Henry S Bienen, President, Northwestern University, addressing the gathering. Also seen are Prof Bala V Balachandran and Mohan Sreenivas (Class of ’78).
K M Mammen, Bala Balachandran, N Kumar and Vinod Dasari (Class of ’92) sharing a lighter moment.
N Sankar, Chairman, the Sanmar Group, recently hosted a dinner for Henry S Bienen, President of Northwestern University and other distinguished visitors from that reputed institution, including
Dipak Jain, the Dean ofthe Kellogg School of Management, Sanjay Shroff, President, Kellogg Alumni Club of India, Prof Bala V Balachandran and Mohan Sreenivas.
The group’s association with Northwestern, especially the Kellogg School of Management, is well known.
The Kellogg School of Management at Northwestern University, founded in 1908, is widely recognized as a global leader in graduate business education. The school is home to a renowned, research-based faculty and MBA students from more than 50 countries and six continents.
In July 2001, Dipak C Jain began his responsibilities as dean of the Kellogg School of Management at Northwestern University. Since assuming this role, Jain has travelled extensively throughout the world to reconnect with Kellogg alumni, recruiters, and corporate leaders to discuss how the Kellogg School’s graduating students fit into today’s business world.
Sanmar has close ties with the Kellogg School of Management. Vijay Sankar graduated from there and a number of batches of Sanmar officials have attended the short term executive education program there.
Early this year, the Sanmar Corporate headquarters building was the venue of a dinner in honour of Richard C Levin, President, Yale University, and his wife on a visit to Chennai.

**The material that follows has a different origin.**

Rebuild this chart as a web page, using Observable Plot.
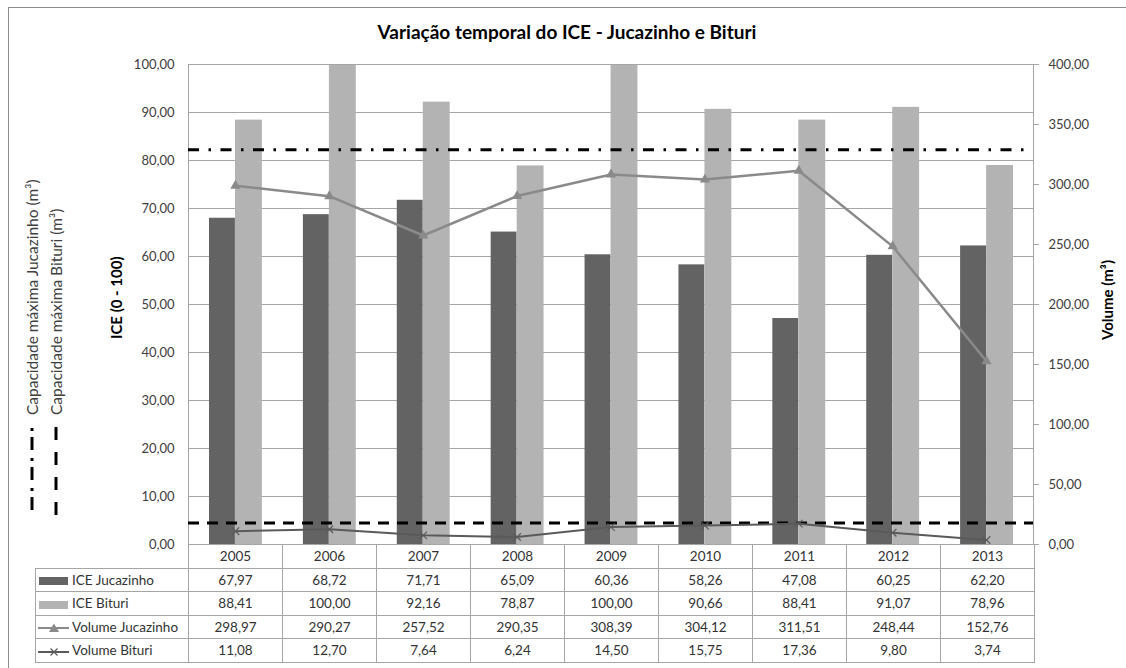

Ms Linda Koch Lorimer, Charles Ellis, T N Srinivasan, Michael Merson, Shyam Sunder, Ms Kathleen Sikkema, Ms Nalini Tarakeshwar, George Joseph and Ms Sheila Kirk were the other visitors from Yale.
According to a Columbia University press encyclopaedia, Elihu Yale (1649–1721), was born in Boston, Massachusetts, and moved to England with his family c.1652. Educated in London, he became a merchant, and came to Madras in the service of the British East India Company c.1670. Rising in the ranks of the company, Yale was appointed governor of Madras in 1687, ensconced inside Fort St. George. Scandals concerning his administration forced his removal in 1692 and he returned to London in 1699. While in the East he had amassed a large fortune through private trade. In 1718, Cotton Mather wrote Yale suggesting that the Collegiate School at Saybrook, Conn., might be named for him in return for financial support. Yale donated a parcel of goods, which when sold brought £562—the largest single gift to the college before 1837. The college, which had moved to New Haven, with the generous gift by Elihu Yale of nine bales of goods, 417 books, and a portrait and arms of King George I, was renamed Yale College in 1718.